Ms Ncube-Ndabe appreciated the submission. She asked about the points raised on disclosure and transparency requirements. What was meant by frequent and periodic disclosures? The Committee expected that when MVC came to make a submission, the proposals would be specific. Should a political party that received donations every day disclose them every single day? She stated that MVC had not given full and accurate information about what happens in other countries. They could not accept a generalisation such as “in other countries”. The proposal had to state exactly which countries otherwise they had to just assume that the submission was correct. The proposal should say “for example in such a country” and so on. The document did not assist the Committee on how political party funding should be regulated.
Ms Mathys asked MVC to clarify the comments about the capacity of the IEC. Was it talking about current capacity or future capacity to manage an increased function? The IEC seemed to do well in their oversight role. She asked if MVC had opinions on what political funding should be used for. Did she have an opinion on the amount that should be used by political parties for legal costs? Did she have any ideas about what the funds could be used on? Did the fact that funding was not allocated to local government, have an impact on the corruption at that level or was it just straight up looting that was going on?
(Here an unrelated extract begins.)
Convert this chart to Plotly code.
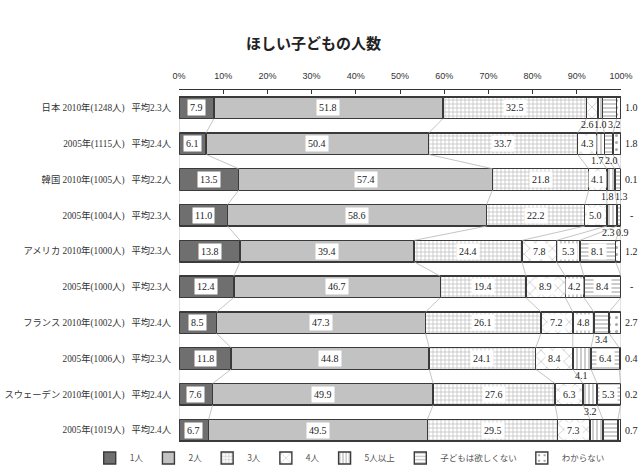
import plotly.graph_objects as go

# ---------------- data ----------------
categories = ["1人", "2人", "3人", "4人", "5人以上", "子どもは欲しくない", "わからない"]
countries = ["日本", "", "韓国", "", "アメリカ", "", "フランス", "", "スウェーデン", ""]
years = ["2010年", "2005年", "2010年", "2005年", "2010年", "2005年", "2010年", "2005年", "2010年", "2005年"]
respondents = [1248, 1115, 1005, 1004, 1000, 1000, 1002, 1006, 1001, 1019]
averages = [2.3, 2.4, 2.2, 2.3, 2.3, 2.3, 2.4, 2.3, 2.4, 2.4]

v_one = [7.9, 6.1, 13.5, 11.0, 13.8, 12.4, 8.5, 11.8, 7.6, 6.7]
v_two = [51.8, 50.4, 57.4, 58.6, 39.4, 46.7, 47.3, 44.8, 49.9, 49.5]
v_three = [32.5, 33.7, 21.8, 22.2, 24.4, 19.4, 26.1, 24.1, 27.6, 29.5]
v_four = [2.6, 4.3, 4.1, 5.0, 7.8, 8.9, 7.2, 8.4, 6.3, 7.3]
v_five = [1.0, 1.7, 1.8, 2.3, 5.3, 4.2, 4.8, 4.1, 3.2, 2.9]
v_none = [3.2, 2.0, 1.3, 0.9, 8.1, 8.4, 3.4, 6.4, 5.3, 3.4]
v_dk = [1.0, 1.8, 0.1, None, 1.2, None, 2.7, 0.4, 0.2, 0.7]

series = [v_one, v_two, v_three, v_four, v_five, v_none, v_dk]

# label placement for segments 1..6 (i=inside box, b=below bar, n=hidden)
placement = ["iiibbb", "iiiibb", "iiiibb", "iiiibb", "iiiiii",
             "iiiiii", "iiiiib", "iiiibi", "iiiibi", "iiiinn"]

# ---------------- style ----------------
SERIF = "Liberation Serif, Noto Sans CJK JP, serif"
JP = "Noto Sans CJK JP, sans-serif"
fills = ["#6f6f6f", "#c2c2c2", "white", "white", "white", "white", "white"]
patterns = [
    dict(shape=""),
    dict(shape=""),
    dict(shape="+", fgcolor="#6a6a6a", bgcolor="white", size=4, solidity=0.3),
    dict(shape="x", fgcolor="#777777", bgcolor="white", size=8, solidity=0.15),
    dict(shape="|", fgcolor="#555555", bgcolor="white", size=4, solidity=0.3),
    dict(shape="-", fgcolor="#555555", bgcolor="white", size=4, solidity=0.3),
    dict(shape=".", fgcolor="#555555", bgcolor="white", size=7, solidity=0.15),
]
BAR_W = 0.6
PX_PER_PCT = 4.42

n = len(years)
ypos = list(range(n))
labels = []
for i in range(n):
    prefix = (countries[i] + "\u00a0") if countries[i] else ""
    labels.append(f"{prefix}{years[i]}({respondents[i]}人)\u00a0\u00a0\u00a0平均{averages[i]}人")

fig = go.Figure()

# connecting lines between consecutive bars
cums = []
for i in range(n):
    c = [0.0]
    for s in series:
        c.append(c[-1] + (s[i] or 0.0))
    cums.append(c)
for i in range(n - 1):
    for k in range(len(cums[i])):
        fig.add_trace(go.Scatter(
            x=[min(cums[i][k], 100), min(cums[i + 1][k], 100)],
            y=[i + BAR_W / 2, i + 1 - BAR_W / 2],
            mode="lines", line=dict(color="#b5b5b5", width=0.8),
            showlegend=False, hoverinfo="skip"))

for j, (name, vals) in enumerate(zip(categories, series)):
    fig.add_trace(go.Bar(
        name=name, y=ypos, x=[v or 0 for v in vals], orientation="h",
        width=BAR_W,
        marker=dict(color=fills[j], pattern=patterns[j],
                    line=dict(color="#3a3a3a", width=1.4)),
    ))

annotations = []
for i in range(n):
    c = cums[i]
    below = []
    for j in range(6):
        v = series[j][i]
        mid = (c[j] + c[j + 1]) / 2
        p = placement[i][j]
        if p == "i":
            annotations.append(dict(
                x=mid, y=i, text=f"{v:.1f}", showarrow=False,
                font=dict(family=SERIF, size=10, color="#222"),
                bgcolor="white", borderpad=2))
        elif p == "b":
            below.append((mid, v))
    if below:
        pxs = [m * PX_PER_PCT for m, _ in below]
        center = sum(pxs) / len(pxs)
        for k, ((m, v), px) in enumerate(zip(below, pxs)):
            target = center + (k - (len(below) - 1) / 2) * 13.5
            annotations.append(dict(
                x=m, y=i, yshift=-17, xshift=target - px,
                text=f"{v:.1f}", showarrow=False,
                font=dict(family=SERIF, size=10, color="#222")))
    dk = v_dk[i]
    annotations.append(dict(
        x=100, y=i, xshift=10, text=("-" if dk is None else f"{dk:.1f}"),
        showarrow=False, font=dict(family=SERIF, size=10, color="#222")))

fig.update_layout(
    width=640, height=467,
    margin=dict(l=179, r=19, t=90, b=19, autoexpand=False),
    paper_bgcolor="white", plot_bgcolor="white",
    barmode="stack",
    title=dict(text="<b>ほしい子どもの人数</b>", x=0.49, xanchor="center",
               y=1 - 44 / 467, yanchor="middle", yref="container",
               font=dict(family=JP, size=15, color="#222")),
    xaxis=dict(range=[0, 100], side="top", tickvals=list(range(0, 101, 10)),
               ticktext=[f"{t}%" for t in range(0, 101, 10)],
               ticks="inside", ticklen=4, tickcolor="#333",
               showline=True, linecolor="#333", linewidth=1,
               showgrid=False, zeroline=False, ticklabelstandoff=6,
               automargin=False,
               tickfont=dict(family="Liberation Sans, sans-serif", size=9, color="#333")),
    yaxis=dict(range=[n - 0.5, -0.5], tickvals=ypos, ticktext=labels,
               showgrid=False, zeroline=False, showline=False, ticks="",
               ticklabelstandoff=7, automargin=False,
               tickfont=dict(family=SERIF, size=9.3, color="#333")),
    legend=dict(orientation="h", x=-0.202, xanchor="left", y=-0.028, yanchor="middle",
                font=dict(family=JP, size=8.5, color="#555"), itemwidth=30,
                traceorder="normal", bgcolor="rgba(0,0,0,0)",
                tracegroupgap=0),
    annotations=annotations,
    showlegend=True,
)

fig.write_html(
    "out.html",
    config={"displayModeBar": False},
    post_script="document.body.style.margin='0';document.body.style.overflow='hidden';",
)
Mr Selfe asked about the capacity of the IEC and if it was fulfilling its current role and if it could cope with an additional mandate. He was concerned that the IEC might not be able to fulfill an additional mandate properly. The presenter had spoken of perceptions on three separate occasions in the document. Did she have any empirical evidence on the perceptions that people in South Africa had on party political funding? The submission had indicated that people living abroad did not have the same rights and freedom of association but many South Africans did live abroad and they had political rights. Why could South Africans living abroad not be allowed to contribute to political parties of their choice if they were allowed to vote for them?
Ms Maseko asked about the proposal on private funding and if it should be allowed and whether disclosure requirements should differ depending on the amount donated. What amount was MVC proposing? Ms Maseko referred to the section dealing with transgression of the regulations. Were there any suggestions on appropriate penalties? What were MVC’s thoughts on funding going to individual party members instead of the money going to the party?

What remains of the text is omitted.